*Given entries*:
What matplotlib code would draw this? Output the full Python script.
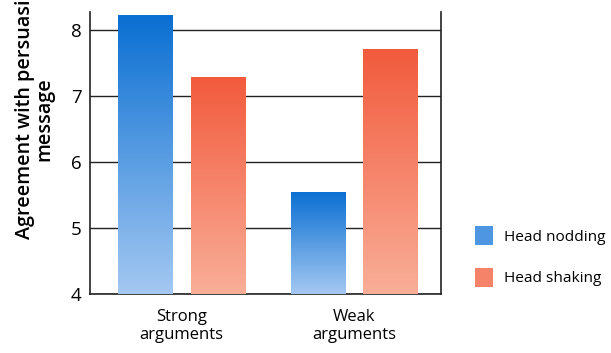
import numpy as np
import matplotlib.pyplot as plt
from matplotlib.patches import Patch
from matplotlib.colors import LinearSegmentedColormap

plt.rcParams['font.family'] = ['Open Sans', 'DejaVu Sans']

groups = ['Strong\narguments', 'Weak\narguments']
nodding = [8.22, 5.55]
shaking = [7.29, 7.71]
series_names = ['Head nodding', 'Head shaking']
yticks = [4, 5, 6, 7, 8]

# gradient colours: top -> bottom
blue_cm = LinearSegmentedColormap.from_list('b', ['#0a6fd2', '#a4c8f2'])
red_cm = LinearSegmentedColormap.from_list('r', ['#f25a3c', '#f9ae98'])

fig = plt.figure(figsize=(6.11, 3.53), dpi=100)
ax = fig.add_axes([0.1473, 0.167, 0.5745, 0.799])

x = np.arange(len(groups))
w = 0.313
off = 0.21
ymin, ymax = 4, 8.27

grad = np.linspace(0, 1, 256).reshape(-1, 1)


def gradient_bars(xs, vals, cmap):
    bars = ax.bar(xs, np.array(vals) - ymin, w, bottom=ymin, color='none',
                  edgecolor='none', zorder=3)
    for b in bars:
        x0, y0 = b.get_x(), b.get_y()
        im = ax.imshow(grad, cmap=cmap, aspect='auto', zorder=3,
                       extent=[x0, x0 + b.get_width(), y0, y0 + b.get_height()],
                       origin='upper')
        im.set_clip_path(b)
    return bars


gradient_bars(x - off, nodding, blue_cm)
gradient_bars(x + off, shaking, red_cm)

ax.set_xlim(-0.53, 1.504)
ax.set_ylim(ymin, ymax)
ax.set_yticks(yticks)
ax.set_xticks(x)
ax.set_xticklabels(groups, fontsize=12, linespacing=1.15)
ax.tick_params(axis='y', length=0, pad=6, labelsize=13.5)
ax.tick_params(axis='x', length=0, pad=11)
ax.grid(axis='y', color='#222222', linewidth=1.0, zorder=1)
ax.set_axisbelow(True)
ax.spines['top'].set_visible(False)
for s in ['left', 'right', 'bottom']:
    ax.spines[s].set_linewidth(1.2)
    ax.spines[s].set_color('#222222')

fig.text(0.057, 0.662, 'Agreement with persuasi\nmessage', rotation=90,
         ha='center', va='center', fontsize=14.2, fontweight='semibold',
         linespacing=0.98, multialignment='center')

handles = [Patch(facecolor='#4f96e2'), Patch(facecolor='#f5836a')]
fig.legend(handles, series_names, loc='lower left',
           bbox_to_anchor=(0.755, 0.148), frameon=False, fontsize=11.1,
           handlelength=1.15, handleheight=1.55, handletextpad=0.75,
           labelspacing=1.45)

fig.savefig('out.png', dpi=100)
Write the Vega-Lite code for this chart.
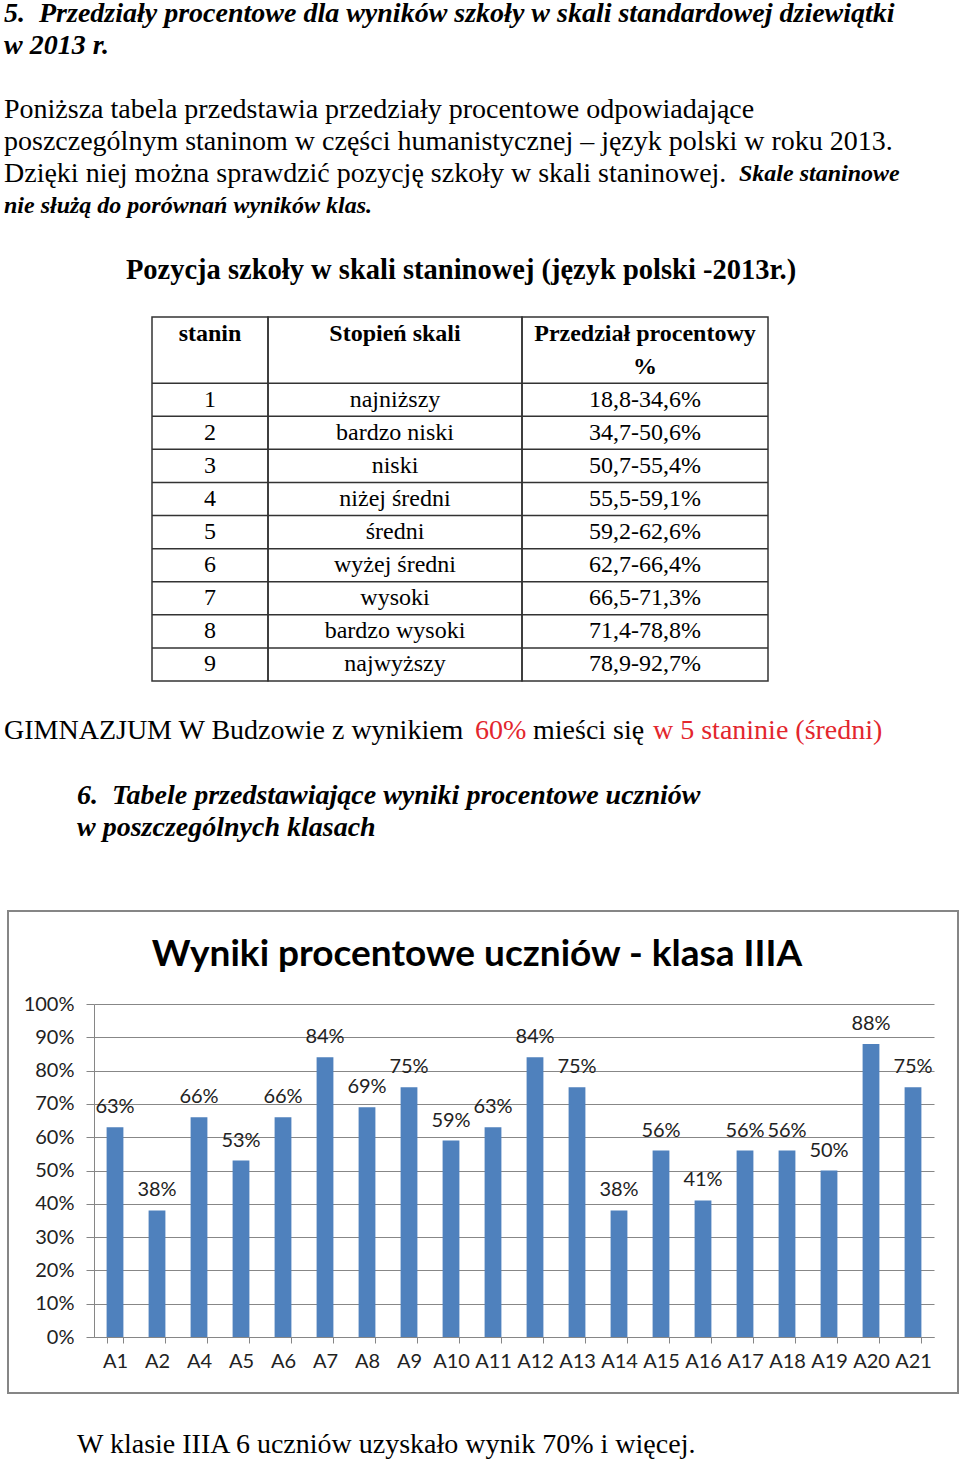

*Work to be completed*: Your task is to transcribe all of the records precisely, with no images included.

*Full answer*:
What matplotlib code would draw this? Output the full Python script.
import numpy as np
import matplotlib.pyplot as plt
from matplotlib.patches import Patch
from matplotlib.colors import LinearSegmentedColormap

plt.rcParams['font.family'] = ['Open Sans', 'DejaVu Sans']

groups = ['Strong\narguments', 'Weak\narguments']
nodding = [8.22, 5.55]
shaking = [7.29, 7.71]
series_names = ['Head nodding', 'Head shaking']
yticks = [4, 5, 6, 7, 8]

# gradient colours: top -> bottom
blue_cm = LinearSegmentedColormap.from_list('b', ['#0a6fd2', '#a4c8f2'])
red_cm = LinearSegmentedColormap.from_list('r', ['#f25a3c', '#f9ae98'])

fig = plt.figure(figsize=(6.11, 3.53), dpi=100)
ax = fig.add_axes([0.1473, 0.167, 0.5745, 0.799])

x = np.arange(len(groups))
w = 0.313
off = 0.21
ymin, ymax = 4, 8.27

grad = np.linspace(0, 1, 256).reshape(-1, 1)


def gradient_bars(xs, vals, cmap):
    bars = ax.bar(xs, np.array(vals) - ymin, w, bottom=ymin, color='none',
                  edgecolor='none', zorder=3)
    for b in bars:
        x0, y0 = b.get_x(), b.get_y()
        im = ax.imshow(grad, cmap=cmap, aspect='auto', zorder=3,
                       extent=[x0, x0 + b.get_width(), y0, y0 + b.get_height()],
                       origin='upper')
        im.set_clip_path(b)
    return bars


gradient_bars(x - off, nodding, blue_cm)
gradient_bars(x + off, shaking, red_cm)

ax.set_xlim(-0.53, 1.504)
ax.set_ylim(ymin, ymax)
ax.set_yticks(yticks)
ax.set_xticks(x)
ax.set_xticklabels(groups, fontsize=12, linespacing=1.15)
ax.tick_params(axis='y', length=0, pad=6, labelsize=13.5)
ax.tick_params(axis='x', length=0, pad=11)
ax.grid(axis='y', color='#222222', linewidth=1.0, zorder=1)
ax.set_axisbelow(True)
ax.spines['top'].set_visible(False)
for s in ['left', 'right', 'bottom']:
    ax.spines[s].set_linewidth(1.2)
    ax.spines[s].set_color('#222222')

fig.text(0.057, 0.662, 'Agreement with persuasi\nmessage', rotation=90,
         ha='center', va='center', fontsize=14.2, fontweight='semibold',
         linespacing=0.98, multialignment='center')

handles = [Patch(facecolor='#4f96e2'), Patch(facecolor='#f5836a')]
fig.legend(handles, series_names, loc='lower left',
           bbox_to_anchor=(0.755, 0.148), frameon=False, fontsize=11.1,
           handlelength=1.15, handleheight=1.55, handletextpad=0.75,
           labelspacing=1.45)

fig.savefig('out.png', dpi=100)
Write the Vega-Lite code for this chart.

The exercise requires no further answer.